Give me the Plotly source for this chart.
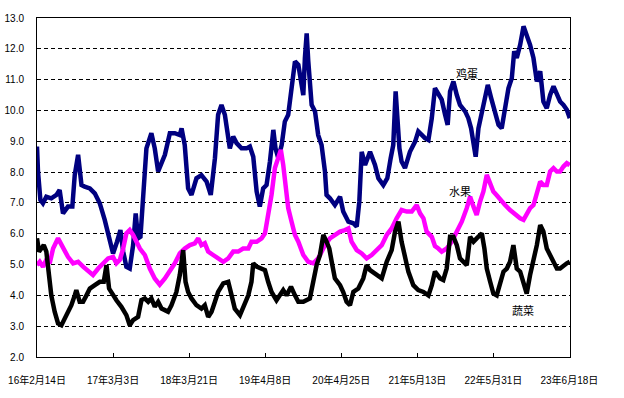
import plotly.graph_objects as go

# x = day index from the first date; each tick interval = 383 days
tick_days = [0, 383, 766, 1149, 1532, 1915, 2298, 2681]
tick_labels = ["16年2月14日", "17年3月3日", "18年3月21日", "19年4月8日",
               "20年4月25日", "21年5月13日", "22年5月31日", "23年6月18日"]

egg_days = [0, 5, 17, 30, 47, 72, 98, 114, 131, 156, 178, 190, 207, 224, 240, 266, 291, 316, 341, 366,
            383, 403, 420, 434, 450, 467, 484, 497, 509, 521, 534, 551, 576, 593, 610, 635,
            644, 669, 694, 719, 728, 744, 761, 778, 803, 828, 854, 875, 896, 912, 929, 946, 954, 971,
            988, 1005, 1030, 1055, 1072, 1089, 1106, 1122, 1139, 1156, 1173, 1190, 1201, 1215, 1232,
            1248, 1265, 1282, 1299, 1316, 1332, 1341, 1349, 1358, 1366, 1374, 1383, 1400, 1416, 1433,
            1442, 1450, 1458, 1475, 1500, 1526, 1542, 1568, 1593, 1610, 1623, 1635, 1652, 1677, 1702,
            1719, 1744, 1764, 1781, 1794, 1806, 1815, 1825, 1836, 1853, 1878, 1904, 1920, 1937, 1954,
            1971, 1988, 2004, 2021, 2038, 2055, 2068, 2080, 2097, 2114, 2130, 2156, 2172, 2186, 2198,
            2209, 2223, 2240, 2256, 2270, 2287, 2307, 2324, 2340, 2357, 2374, 2391, 2403, 2416, 2433,
            2450, 2466, 2483, 2500, 2517, 2534, 2550, 2567, 2584, 2601, 2618, 2634, 2651, 2668, 2683]
egg_vals = [8.83, 8.02, 7.10, 6.99, 7.20, 7.15, 7.26, 7.42, 6.66, 6.88, 6.88, 7.90, 8.56, 7.58, 7.53, 7.47,
            7.31, 6.99, 6.45, 5.74, 5.36, 5.74, 6.12, 5.42, 4.93, 4.87, 5.63, 6.66, 5.85, 5.90, 7.04,
            8.77, 9.26, 8.77, 8.02, 8.45,
            8.56, 9.26, 9.26, 9.20, 9.42, 8.88, 7.47, 7.26, 7.80, 7.90, 7.69, 7.26, 8.45, 9.86, 10.18,
            9.86, 9.42, 8.77, 9.15, 8.94, 8.77, 8.77, 8.83, 8.50, 7.37, 6.88, 7.47, 7.58, 8.34, 9.37,
            8.77, 8.45, 8.88, 9.64, 9.86, 10.72, 11.59, 11.48, 10.90, 10.50, 11.70, 12.50, 11.60,
            10.94, 10.18, 9.97, 9.20, 8.88, 8.45, 8.02, 7.26, 7.15, 6.93, 7.20, 6.72, 6.39, 6.34,
            6.23, 7.04, 8.66, 8.23, 8.66, 8.23, 7.80, 7.58, 7.80, 8.45, 8.88, 10.62, 9.86, 8.77, 8.34,
            8.13, 8.66, 8.99, 9.32, 9.20, 9.10, 9.04, 9.75, 10.72, 10.50, 10.35, 9.86, 9.53, 10.62,
            10.94, 10.50, 10.18, 9.97, 9.75, 9.42, 8.99, 8.50, 9.42, 9.97, 10.40, 10.83, 10.40, 9.86,
            9.53, 9.42, 10.18, 10.72, 11.05, 11.92, 11.70, 12.13, 12.73, 12.46, 12.13, 11.70, 10.94,
            11.27, 10.29, 10.07, 10.50, 10.78, 10.50, 10.29, 10.18, 10.02, 9.75]

fruit_days = [0, 14, 30, 47, 64, 81, 106, 131, 156, 182, 207, 232, 257, 282, 308, 333, 358, 383, 400,
              417, 434, 450, 467, 484, 501, 518, 543, 568, 593, 618,
              644, 669, 694, 719, 744, 770, 795, 812, 828, 845, 862, 887, 912, 938, 963, 988, 1013,
              1038, 1064, 1080, 1106, 1131, 1148, 1164, 1181, 1198, 1215, 1228, 1240, 1252, 1265,
              1282, 1299, 1316, 1341, 1366, 1391, 1416, 1433, 1450, 1475, 1500, 1526, 1551, 1568,
              1584, 1610, 1635, 1660, 1685, 1710, 1736, 1761, 1786, 1811, 1836, 1862, 1887, 1912,
              1929, 1946, 1962, 1988, 2004, 2021, 2038, 2063, 2088, 2114, 2139, 2164, 2181, 2198,
              2214, 2231, 2248, 2265, 2282, 2298, 2315, 2332, 2357, 2382, 2408, 2433, 2450, 2466,
              2483, 2500, 2517, 2534, 2550, 2567, 2584, 2601, 2618, 2634, 2651, 2668, 2683]
fruit_vals = [4.98, 5.09, 4.93, 5.15, 5.04, 5.52, 5.85, 5.52, 5.25, 5.04, 5.09, 4.93, 4.77, 4.66, 4.87,
              5.04, 5.20, 5.25, 5.04, 5.15, 5.52, 6.01, 6.12, 5.96, 5.74, 5.52, 5.31, 4.87, 4.55, 4.35,
              4.55, 4.77, 5.04, 5.36, 5.52, 5.63, 5.69, 5.85, 5.63, 5.69, 5.42, 5.31, 5.20, 5.09, 5.20,
              5.42, 5.42, 5.52, 5.52, 5.74, 5.74, 5.85, 6.01, 6.61, 7.26, 8.13, 8.45, 8.72, 8.23, 7.37,
              6.83, 6.39, 5.96, 5.74, 5.31, 5.09, 5.04, 5.20, 5.42, 5.63, 5.85, 5.96, 6.07, 6.12, 6.17,
              5.74, 5.47, 5.36, 5.20, 5.31, 5.47, 5.63, 5.96, 6.17, 6.50, 6.77, 6.72, 6.72, 6.93, 6.66,
              6.50, 6.07, 5.90, 5.60, 5.52, 5.42, 5.52, 5.74, 6.07, 6.39, 6.83, 7.20, 6.88, 6.61, 7.04,
              7.37, 7.91, 7.60, 7.37, 7.25, 7.10, 6.93, 6.77, 6.61, 6.50, 6.45, 6.61, 6.83, 6.93, 7.26,
              7.69, 7.58, 7.58, 8.02, 8.13, 8.02, 8.02, 8.18, 8.29, 8.23]

veg_days = [0, 10, 22, 34, 47, 60, 72, 89, 106, 123, 140, 156, 173, 190, 198, 215, 232, 249, 266, 291,
            316, 336, 350, 363, 383, 400, 425, 450, 467, 484, 509, 526, 543, 560, 576, 593, 610, 627,
            644, 660, 677, 702, 719, 736, 748, 761, 778, 803, 828, 845, 862, 879, 896, 912, 938, 963,
            980, 996, 1022, 1047, 1064, 1080, 1089, 1106, 1131, 1148, 1164, 1181, 1206, 1223, 1240,
            1257, 1279, 1299, 1316, 1341, 1374, 1391, 1408, 1425, 1442, 1458, 1472, 1484, 1500, 1526,
            1542, 1559, 1576, 1593, 1618, 1643, 1660, 1677, 1702, 1736, 1761, 1786, 1803, 1820, 1836,
            1853, 1870, 1895, 1920, 1946, 1971, 1988, 2004, 2030, 2046, 2063, 2080, 2097, 2114, 2130,
            2147, 2164, 2181, 2198, 2214, 2240, 2253, 2265, 2282, 2298, 2315, 2332, 2349, 2366, 2382,
            2399, 2416, 2433, 2450, 2466, 2483, 2500, 2517, 2534, 2550, 2567, 2584, 2601, 2618, 2634,
            2651, 2668, 2683]
veg_vals = [5.85, 5.42, 5.52, 5.63, 5.42, 4.66, 4.00, 3.47, 3.09, 3.03, 3.25, 3.47, 3.68, 4.00, 4.17,
            3.79, 3.79, 4.00, 4.22, 4.33, 4.44, 4.44, 4.98, 4.22, 4.00, 3.84, 3.63, 3.36, 3.03, 3.20,
            3.30, 3.85, 3.90, 3.79, 3.90, 3.63, 3.79, 3.57,
            3.52, 3.47, 3.68, 4.11, 4.66, 5.47, 4.44, 4.11, 3.90, 3.68, 3.57, 3.68, 3.30, 3.47, 3.79,
            4.11, 4.39, 4.44, 4.00, 3.57, 3.36, 3.79, 4.00, 4.44, 5.04, 4.93, 4.87, 4.82, 4.44, 4.11,
            3.84, 4.00, 4.17, 4.00, 4.28, 4.00, 3.79, 3.79, 3.90, 4.44, 4.98, 5.31, 5.96, 5.74, 5.52,
            5.09, 4.55, 4.33, 4.11, 3.79, 3.68, 4.11, 4.22, 4.55, 4.98, 4.82, 4.71, 4.55, 5.09, 5.47,
            6.07, 6.39, 5.74, 5.31, 4.77, 4.33, 4.17, 4.11, 4.00, 4.33, 4.77, 4.55, 4.50, 4.87, 5.90,
            5.90, 5.63, 5.20, 5.09, 4.98, 5.90, 5.74, 5.85, 6.01, 5.52, 4.87, 4.44, 4.06, 4.00, 4.33,
            4.77, 4.87, 5.09, 5.63, 4.87, 4.77, 4.44, 4.06, 4.66, 5.09, 5.63, 6.28, 6.07, 5.52, 5.31,
            5.09, 4.87, 4.87, 4.98, 5.04, 5.09]

series = [
    ("鸡蛋", egg_days, egg_vals, "#000080"),
    ("水果", fruit_days, fruit_vals, "#FF00FF"),
    ("蔬菜", veg_days, veg_vals, "#000000"),
]

FONT = "Liberation Sans, Noto Sans CJK SC, sans-serif"

fig = go.Figure()
for name, xs, ys, color in series:
    fig.add_trace(go.Scatter(x=xs, y=ys, name=name, mode="lines",
                             line=dict(color=color, width=4.5), showlegend=False))

labels = [("鸡蛋", 2166, 11.2), ("水果", 2130, 7.35), ("蔬菜", 2448, 3.5)]
for txt, lx, ly in labels:
    fig.add_annotation(x=lx, y=ly, text=txt, showarrow=False,
                       font=dict(family=FONT, size=11, color="#000000"))

fig.update_layout(
    template="none",
    width=624, height=398,
    margin=dict(l=37, r=54, t=18, b=41, autoexpand=False),
    paper_bgcolor="white", plot_bgcolor="white",
    font=dict(family=FONT, size=10, color="#000000"),
)
fig.update_xaxes(
    automargin=False,
    range=[0, 2684], tickvals=tick_days, ticktext=tick_labels,
    showgrid=False, zeroline=False, showline=True, linecolor="black", linewidth=1,
    mirror=True, ticks="inside", ticklen=4, tickcolor="black",
    ticklabelstandoff=14, tickfont=dict(size=10),
)
fig.update_yaxes(
    automargin=False,
    range=[2, 13], dtick=1, tick0=2, tickformat=".1f",
    showgrid=True, gridcolor="black", gridwidth=1, griddash="4px,3px",
    zeroline=False, showline=True, linecolor="black", linewidth=1, mirror=True,
    ticks="", ticklabelstandoff=10, tickfont=dict(size=10),
)

# remove the default page margin so the figure fills the window exactly
fig.write_html("out.html",
               config={"displayModeBar": False},
               post_script="document.body.style.margin='0';document.body.style.overflow='hidden';")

──────

(Short exercise):
Without the pictures, return the listing above from its first line through the line that has "import plotly.graph_objects as go".

(Task result):
Give me the Plotly source for this chart.
import plotly.graph_objects as go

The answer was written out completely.